==== STORED RECORDS

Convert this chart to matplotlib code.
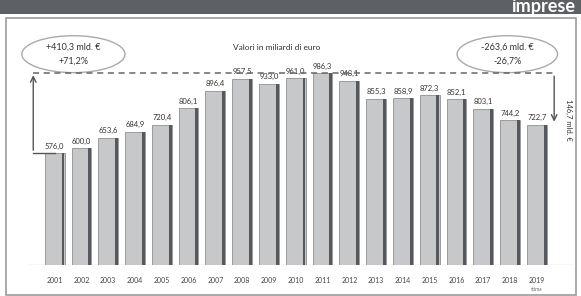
import matplotlib.pyplot as plt
from matplotlib.patches import Ellipse, Rectangle

plt.rcParams["font.family"] = ["Lato", "DejaVu Sans"]

anni = ["2001", "2002", "2003", "2004", "2005", "2006", "2007", "2008", "2009", "2010",
        "2011", "2012", "2013", "2014", "2015", "2016", "2017", "2018", "2019"]
valori = [576.0, 600.0, 653.6, 684.9, 720.4, 806.1, 896.4, 957.5, 933.0, 961.0,
          986.3, 948.1, 855.3, 858.9, 872.3, 852.1, 803.1, 744.2, 722.7]
etichette = ["576,0", "600,0", "653,6", "684,9", "720,4", "806,1", "896,4", "957,5", "933,0", "961,0",
             "986,3", "948,1", "855,3", "858,9", "872,3", "852,1", "803,1", "744,2", "722,7"]

fig = plt.figure(figsize=(5.81, 2.96), dpi=100)
fig.patch.set_facecolor("white")

# header band and white panel (behind the axes)
fig.patches.append(Rectangle((0, 0.952), 1, 0.05, transform=fig.transFigure,
                             facecolor="#5d6165", edgecolor="none", zorder=-10))
fig.patches.append(Rectangle((0.01, 0.005), 0.982, 0.935, transform=fig.transFigure,
                             facecolor="none", edgecolor="#9a9c9e", linewidth=1.2, zorder=-10))
fig.text(0.99, 0.978, "imprese", color="white", fontsize=13, fontweight="bold",
         ha="right", va="center")

ax = fig.add_axes([0.048, 0.105, 0.945, 0.794])
ax.patch.set_alpha(0)
x = list(range(len(anni)))

# bars with a darker side for a 3d look
ax.bar(x, valori, width=0.74, color="#c6c8ca", edgecolor="#8e9194", linewidth=0.6, zorder=2)
ax.bar([i + 0.31 for i in x], valori, width=0.11, color="#55595d", edgecolor="none", zorder=3)
ax.axhline(0, color="#d8d8d8", linewidth=1.0, zorder=1)

for i, (v, t) in enumerate(zip(valori, etichette)):
    ax.text(i, v + 18, t, ha="center", va="bottom", fontsize=5.5, color="#333333")

ax.set_xticks(x)
ax.set_xticklabels(anni, fontsize=5, color="#444444")
ax.tick_params(length=0, pad=9)
ax.text(18, -125, "stima", ha="center", va="center", fontsize=3.5, color="#666666")

ax.set_xlim(-1, 19.5)
ax.set_ylim(0, 1210)
ax.set_yticks([])
for s in ax.spines.values():
    s.set_visible(False)

top = max(valori)
# dashed reference line at the maximum
ax.plot([-0.8, 18.65], [top, top], linestyle=(0, (4, 3)), color="#666666", linewidth=1.1, zorder=4)

# left bracket: from first bar up to the maximum
ax.plot([0, -0.8], [valori[0], valori[0]], color="#555555", linewidth=1, clip_on=False)
ax.annotate("", xy=(-0.8, top + 5), xytext=(-0.8, valori[0]),
            arrowprops=dict(arrowstyle="->", color="#555555", lw=1))
# right arrow: from the maximum down to the last bar
ax.annotate("", xy=(18.65, valori[-1]), xytext=(18.65, top),
            arrowprops=dict(arrowstyle="->", color="#555555", lw=1))
ax.text(19.2, 745, "146,7 mld. €", rotation=270, ha="center", va="center",
        fontsize=5.5, color="#333333")

# title and boxed annotations
ax.text(8.3, 1120, "Valori in miliardi di euro", ha="center", va="center", fontsize=6, color="#333333")
ax.add_patch(Ellipse((0.7, 1085), 3.85, 190, facecolor="none", edgecolor="#aaaaaa",
                     linewidth=1, clip_on=False))
ax.text(0.7, 1120, "+410,3 mld. €", ha="center", va="center", fontsize=6.5, color="#333333")
ax.text(0.7, 1050, "+71,2%", ha="center", va="center", fontsize=6.5, color="#333333")
ax.add_patch(Ellipse((16.9, 1085), 3.75, 190, facecolor="none", edgecolor="#aaaaaa",
                     linewidth=1, clip_on=False))
ax.text(16.9, 1120, "-263,6 mld. €", ha="center", va="center", fontsize=6.5, color="#333333")
ax.text(16.9, 1050, "-26,7%", ha="center", va="center", fontsize=6.5, color="#333333")

fig.savefig("out.png", dpi=100)
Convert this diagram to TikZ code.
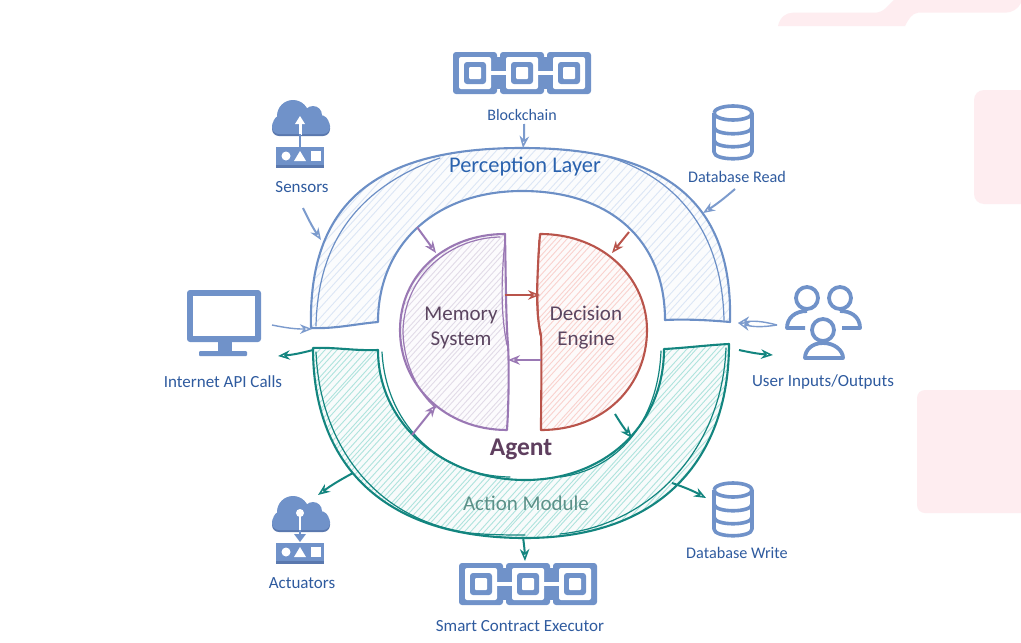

========

TASK BRIEF >> The data should be printed again unchanged; leave its pictures out.

WRITTEN RESPONSE >>
Convert this chart to matplotlib code.
import matplotlib.pyplot as plt
from matplotlib.patches import Ellipse, Rectangle

plt.rcParams["font.family"] = ["Lato", "DejaVu Sans"]

anni = ["2001", "2002", "2003", "2004", "2005", "2006", "2007", "2008", "2009", "2010",
        "2011", "2012", "2013", "2014", "2015", "2016", "2017", "2018", "2019"]
valori = [576.0, 600.0, 653.6, 684.9, 720.4, 806.1, 896.4, 957.5, 933.0, 961.0,
          986.3, 948.1, 855.3, 858.9, 872.3, 852.1, 803.1, 744.2, 722.7]
etichette = ["576,0", "600,0", "653,6", "684,9", "720,4", "806,1", "896,4", "957,5", "933,0", "961,0",
             "986,3", "948,1", "855,3", "858,9", "872,3", "852,1", "803,1", "744,2", "722,7"]

fig = plt.figure(figsize=(5.81, 2.96), dpi=100)
fig.patch.set_facecolor("white")

# header band and white panel (behind the axes)
fig.patches.append(Rectangle((0, 0.952), 1, 0.05, transform=fig.transFigure,
                             facecolor="#5d6165", edgecolor="none", zorder=-10))
fig.patches.append(Rectangle((0.01, 0.005), 0.982, 0.935, transform=fig.transFigure,
                             facecolor="none", edgecolor="#9a9c9e", linewidth=1.2, zorder=-10))
fig.text(0.99, 0.978, "imprese", color="white", fontsize=13, fontweight="bold",
         ha="right", va="center")

ax = fig.add_axes([0.048, 0.105, 0.945, 0.794])
ax.patch.set_alpha(0)
x = list(range(len(anni)))

# bars with a darker side for a 3d look
ax.bar(x, valori, width=0.74, color="#c6c8ca", edgecolor="#8e9194", linewidth=0.6, zorder=2)
ax.bar([i + 0.31 for i in x], valori, width=0.11, color="#55595d", edgecolor="none", zorder=3)
ax.axhline(0, color="#d8d8d8", linewidth=1.0, zorder=1)

for i, (v, t) in enumerate(zip(valori, etichette)):
    ax.text(i, v + 18, t, ha="center", va="bottom", fontsize=5.5, color="#333333")

ax.set_xticks(x)
ax.set_xticklabels(anni, fontsize=5, color="#444444")
ax.tick_params(length=0, pad=9)
ax.text(18, -125, "stima", ha="center", va="center", fontsize=3.5, color="#666666")

ax.set_xlim(-1, 19.5)
ax.set_ylim(0, 1210)
ax.set_yticks([])
for s in ax.spines.values():
    s.set_visible(False)

top = max(valori)
# dashed reference line at the maximum
ax.plot([-0.8, 18.65], [top, top], linestyle=(0, (4, 3)), color="#666666", linewidth=1.1, zorder=4)

# left bracket: from first bar up to the maximum
ax.plot([0, -0.8], [valori[0], valori[0]], color="#555555", linewidth=1, clip_on=False)
ax.annotate("", xy=(-0.8, top + 5), xytext=(-0.8, valori[0]),
            arrowprops=dict(arrowstyle="->", color="#555555", lw=1))
# right arrow: from the maximum down to the last bar
ax.annotate("", xy=(18.65, valori[-1]), xytext=(18.65, top),
            arrowprops=dict(arrowstyle="->", color="#555555", lw=1))
ax.text(19.2, 745, "146,7 mld. €", rotation=270, ha="center", va="center",
        fontsize=5.5, color="#333333")

# title and boxed annotations
ax.text(8.3, 1120, "Valori in miliardi di euro", ha="center", va="center", fontsize=6, color="#333333")
ax.add_patch(Ellipse((0.7, 1085), 3.85, 190, facecolor="none", edgecolor="#aaaaaa",
                     linewidth=1, clip_on=False))
ax.text(0.7, 1120, "+410,3 mld. €", ha="center", va="center", fontsize=6.5, color="#333333")
ax.text(0.7, 1050, "+71,2%", ha="center", va="center", fontsize=6.5, color="#333333")
ax.add_patch(Ellipse((16.9, 1085), 3.75, 190, facecolor="none", edgecolor="#aaaaaa",
                     linewidth=1, clip_on=False))
ax.text(16.9, 1120, "-263,6 mld. €", ha="center", va="center", fontsize=6.5, color="#333333")
ax.text(16.9, 1050, "-26,7%", ha="center", va="center", fontsize=6.5, color="#333333")

fig.savefig("out.png", dpi=100)
Convert this diagram to TikZ code.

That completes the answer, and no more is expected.